4.2. MTT Viability Assay

Drug cytotoxicity and dose–response curves were performed using a standard MTT cell viability assay [37]. Primary VSMC were plated at 7000 cells/well in a 96-well plate. Drug incubation was established for 2–24 h incubation (37 °C with 95% oxygen and 5% CO₂) with a serial drug dilution in DMEM. After each drug incubation period, a further 6 h incubation with 50 μL of 5 mg/mL MTT Formazan (Sigma Aldrich 57360-69-7) was added to each well, wrapped in foil, and incubated in the same way. At the end of the MTT incubation period, all media was replaced with 100 μL of 99.5% dimethyl sulphoxide (DMSO) and 50 μL of glycine buffer (0.1 M glycine and 0.1 M NaCl adjusted to 10.5 pH with 1 M NaOH). The plate’s absorbance was immediately read at 560 nm using a Victor^TM X3 PerkinElmer plate reader (PerkinElmer, Waltham, MA, USA).

4.3. Oxygen Respirometry

The XF24 Seahorse assay (Agilent Technologies, Santa Clara, CA, USA) was used for cell-based mitochondrial and glycolytic determination. Primary explanted murine VSMCs were seeded into a microplate with 100 μL at 15,000 cells/well. A calibration plate was prepared with 0.5 mL of XF calibrant solution. Cell plates media was exchanged with 0% serum-free Seahorse media on the day of the assay with a minimum of five technical replicates per plate were taken. All injection ports were prepared as previously described [1].

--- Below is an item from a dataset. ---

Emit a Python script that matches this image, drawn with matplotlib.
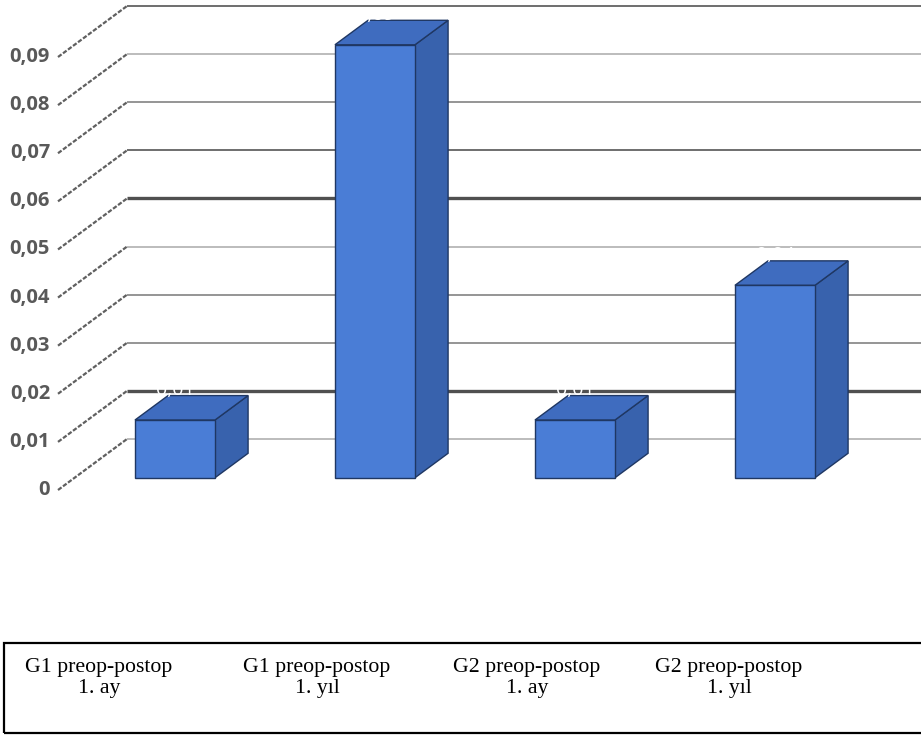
import matplotlib.pyplot as plt
from matplotlib.patches import Polygon, Rectangle

# chart data
categories = ['G1 preop-postop\n1. ay', 'G1 preop-postop\n1. yıl',
              'G2 preop-postop\n1. ay', 'G2 preop-postop\n1. yıl']
values = [0.012, 0.090, 0.012, 0.040]
value_labels = ['0,01', '0,09', '0,01', '0,04']
ticks = [0, 0.01, 0.02, 0.03, 0.04, 0.05, 0.06, 0.07, 0.08, 0.09]
tick_labels = ['0', '0,01', '0,02', '0,03', '0,04', '0,05', '0,06', '0,07', '0,08', '0,09']

# pseudo 3d projection (depth z goes 0 front -> 1 back)
DX, DY = 0.345, 0.0106
WALL_X = -0.502
BAR_W = 0.4
Z0, Z1 = 0.24, 0.72

# gridline look (the scaled excel picture makes some heavier than others)
grid_colors = ['#b0b0b0', '#505050', '#8c8c8c', '#8c8c8c', '#b0b0b0',
               '#505050', '#6e6e6e', '#8c8c8c', '#b0b0b0', '#6e6e6e']
grid_widths = [1.2, 2.4, 1.3, 1.3, 1.2, 2.4, 1.4, 1.3, 1.2, 1.4]

FRONT = '#4a7dd6'
TOP = '#3f6cbf'
SIDE = '#3862ad'
EDGE = '#1f3763'


def proj(x, y, z):
    return (x + z * DX, y + z * DY)


fig = plt.figure(figsize=(9.21, 7.35), dpi=100)
ax = fig.add_axes([0, 0, 1, 1])
ax.set_xlim(-0.792, 3.813)
ax.set_ylim(-0.05092, 0.10185)
ax.axis('off')

# back wall gridlines + side wall lines + tick labels
for t, lab, c, w in zip(ticks, tick_labels, grid_colors, grid_widths):
    bx, by = proj(WALL_X, t, 1)
    ax.plot([bx, 4.0], [by, by], color=c, lw=w, zorder=1, solid_capstyle='butt')
    fx, fy = proj(WALL_X, t, 0)
    ax.plot([fx, bx], [fy, by], color='#606060', lw=1.6, ls=(0, (2, 0.8)), zorder=1)
    ax.text(fx - 0.04, fy, lab, ha='right', va='center', fontsize=14.5,
            fontweight='bold', color='#595959', family='Open Sans')

# bars
for i, v in enumerate(values):
    x0, x1 = i - BAR_W / 2, i + BAR_W / 2
    front = [proj(x0, 0, Z0), proj(x1, 0, Z0), proj(x1, v, Z0), proj(x0, v, Z0)]
    side = [proj(x1, 0, Z0), proj(x1, 0, Z1), proj(x1, v, Z1), proj(x1, v, Z0)]
    top = [proj(x0, v, Z0), proj(x1, v, Z0), proj(x1, v, Z1), proj(x0, v, Z1)]
    for pts, col in [(side, SIDE), (top, TOP), (front, FRONT)]:
        ax.add_patch(Polygon(pts, closed=True, facecolor=col, edgecolor=EDGE,
                             lw=1.0, zorder=3))
    lx, _ = proj(i, v, Z0)
    _, ly = proj(i, v, Z1)
    ax.text(lx, ly + 0.0012, value_labels[i], ha='center', va='center',
            fontsize=14, color='white', family='Open Sans', zorder=5)

# category box under the chart
W, H = 921, 735
box = Rectangle((4 / W, 2 / H), 1.2, (733 - 643) / H, transform=fig.transFigure,
                fill=False, edgecolor='black', lw=1.6, clip_on=False)
fig.patches.append(box)

label_x = [99, 317, 527, 729]
for cx, cat in zip(label_x, categories):
    for k, line in enumerate(cat.split('\n')):
        base = 672 + k * 21
        fig.text(cx / W, 1 - base / H, line, ha='center', va='baseline',
                 fontsize=15.7, family='Liberation Serif', color='black')

fig.savefig('out.png', dpi=100)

4.4. Live-Cell Scoring Analysis

Bright-field images and scratch assay were captured and scored using Olympus IX73 and BX51 microscopes using Adobe Photoshop^TM, ImageJ, and Olympus CellSenS software, Southend-on-Sea, United Kingdomas previously described [15,38].

4.5. Western Blotting

Western blots were performed as previously described [39,40,41].

4.6. Statistical Analysis

All data are presented as mean ± standard error of the mean (SEM). Significance values were calculated using Student’s paired t-tests (two-tailed distribution) for data following a Gaussian distribution for normality. Statistical significance is presented as p < 0.05 (one star), p < 0.01 (two stars) or p < 0.001 (three stars) p < 0.0001 (four stars). For multiple comparisons, a one-way analysis of variance (ANOVA) was used to determine a significant difference between two or more independent groups with Dunnett’s post hoc analysis. For two-way multiple comparisons, a two-way ANOVA was used with a Bonferroni post hoc test. All analysis was performed and plotted on GraphPad Prism (V. 9.3.1), GraphPad Software, San Diego, CA, USA.

5. Conclusions

In this study, we predicted that VSMCs would use a mix of mitochondrial and glycolytic metabolism, but as the plaque age, mitochondrial dysfunction increases. We found Klotho could have a significant role in improving VSMC phenotype, and targeting Klotho at earlier time points in disease could induce energetic switching and improve VSMC survival in the plaque. Even modest improvement in survival and proliferation would strengthen the plaque cap and could theoretically delay rupture. Using a VSMC specific Pink1-KO, we identified a highly unstable cell line in which Klotho was able to enhance cell clearance which would be predicted to be beneficial by removing defective cell types found in the plaque. Rewiring glycolysis has been attempted before, using embryonic fibroblasts and the transcription factor Lin28 in both wild-type and Pink1-KO cell lines, with limited efficacy [42,43]. Our data now provide a novel cell-based methodology in which candidate drugs can be screened and assessed for suitability. It also suggests that Klotho may play a more direct role in mitochondrial function, improve wound response and may prove useful if targeted to plaque vascular cells in vivo.